How will human readers respond to this formatting? The good news is that AI readability is fundamentally about clarity, not gimmicks. Content structured this way has significant appeal for people who want to grasp information quickly. AI systems favor material where answers are explicitly stated, sections have clear intent, and key points are easy to extract without rewriting. This often requires being more direct than traditional SEO, defining terms plainly, summarizing sections, and stating conclusions early. It is the opposite of keyword-stuffed, overwritten content. The only caution is to avoid oversimplifying nuanced or strategic content; not every page needs to be optimized for a single atomic answer. Strive for a balance by explaining concepts first, then elaborating, and making the core answer obvious before adding sophistication.
Be wary of AI-generated content tells, such as overuse of em dashes, unnatural vertical spacing, bullet points filled with emojis, or repetitive sentence structures like “It’s not just X, it’s also Y.” These patterns can make content feel robotic and off-putting to readers, even if it contains valuable original insights or data.

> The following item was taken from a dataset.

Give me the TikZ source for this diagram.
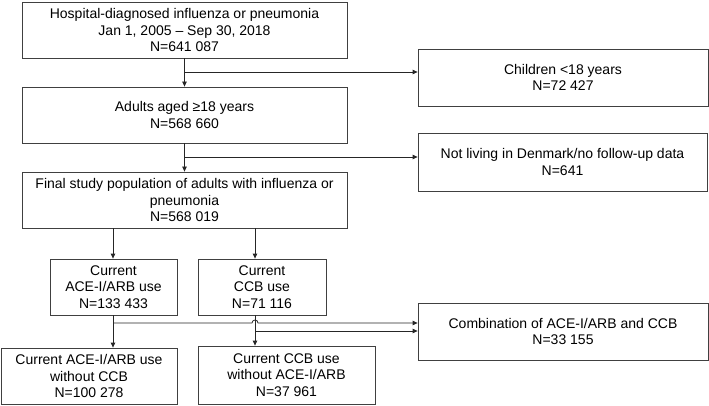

How do you prioritize which content to revise for AEO? Shift your focus from pure traffic metrics to answer value. Start by identifying content that contains clear expertise or proprietary insight, answers frequently asked questions in a muddled way, or is already used internally as explainer material by sales or support teams. Crucially, prioritize content related to your core products or services, as visibility should ultimately support pipeline or revenue growth. Evergreen guides, reports, and tools are often top candidates because they contain structured thinking. AI systems reward explicit conclusions, definitions, and frameworks over originality buried in prose.
A simple prioritization test involves asking: Can an AI confidently quote or summarize this page as is? Would it immediately know what question this page answers? Are the key takeaways clearly labeled? If the answer is “no” and the topic is important to your business, that content is a prime candidate for reformatting.
How should you approach metadata for AEO? The function of metadata shifts in this context. While in SEO they act as ranking levers, for AEO they serve more as context anchors. Title tags should move beyond simple topics to describe the page’s primary answer or function. For instance, “Session replay software” could become “Session replay: what it is, when to use it, and when not to use it,” providing clearer signals to AI.
Header tags (H1-H3) should map directly to specific questions or claims, such as “What is compliance monitoring?” or “When should a CTO invest in compliance monitoring?” To stress-test headers, try answering them; if it takes more than a few clear sentences, it’s likely not the right question for AEO.
Meta descriptions act as compressed intent signals. Through the AEO lens, view them as a one-sentence briefing note that reinforces who the content is for, what problem it resolves, and how it should be framed for both users and AI models.
What changes, and what doesn’t, in the shift to AEO? A consistent theme emerges: while fundamentals of good content often overlap, there are material differences between SEO and AEO disciplines. Your core content strategy and themes do not need a complete pivot. However, recognizing that AI models ingest and interpret content differently than traditional search algorithms is critical. This understanding should directly inform how you repurpose and refresh your evergreen work from past years, ensuring it is structured for clarity and explicit value to succeed in the evolving search landscape.